The tacit encouragement to dissociate, to avoid any and all discomfort is even more telling in the absence of references to the environmental crisis. Basic facts about the species and habitats we are observing don’t get a look-in. It is beyond irony that the lemur scenes are accompanied by Puddicombe’s platitudes on the jungle being “alive with the sounds of life” at a time when 95% of lemur species are threatened with extinction. For Puddicombe, it seems, context is irrelevant to mindfulness; ergo, it doesn’t matter if polar bears might be starving when they look good on the telly.
Mindfulness in Crisis
Mindful Escapes was a flawed mission from the off.
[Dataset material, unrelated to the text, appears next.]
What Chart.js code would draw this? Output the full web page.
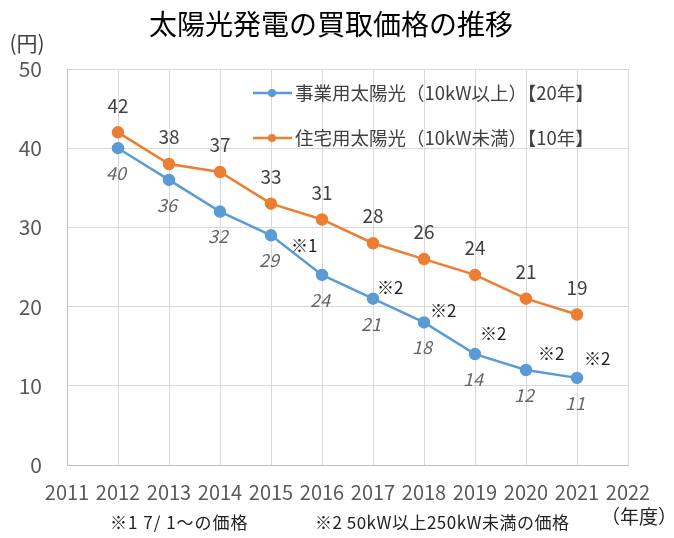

In their misapprehension of what mindfulness actually is – a bright, curious, discerning awareness that provides a foundation for wise choice-making and compassionate responding – the programme-makers managed to edit out this quality rather than add it in. By trading reality for fantasy and awareness for sedation they made a spectacle out of a crisis. If they’d had any sense, they would have taken their cue from resident BBC expert David Attenborough, who has been offering masterclasses in how to be genuinely caring and curiously attentive for decades.
Attenborough’s work has also highlighted the need to understand interdependence and causality – two benchmark qualities of authentic mindfulness practice – if humans and our fellow creatures are to have a future on Earth. In his recent programme, Extinction: The Facts, he warned: “We are facing a crisis. One that has consequences for us all. It threatens our ability to feed ourselves, to control our climate. It even puts us at greater risk of pandemic diseases such as Covid-19.”Climate. Covid. Crisis. Attenborough’s message is all about context. The environment is not some exotic abstraction. It is a living, breathing, interpenetrating aspect of everything, including all that is not yet born. Deep down, most humans get this. TV viewing figures for Extinction: The Facts hit 4.5 million – proof if it were needed that people are smart enough and resilient enough to face up to the situation we find ourselves in.
This is a far cry from the world of Mindful Escapes, where Covid-19 is an impetus to forget, to do nothing other than immerse ourselves in pretty pictures and tranquillising words. Welcome to a world where existential facts are disallowed, where the image is preferred to the real thing, where nothing must be allowed to disturb our reverie. And here’s the twist: the dream being offered includes the illusion of being awake.
Which leaves a pressing question for the world of mindfulness: How on earth did it come to this?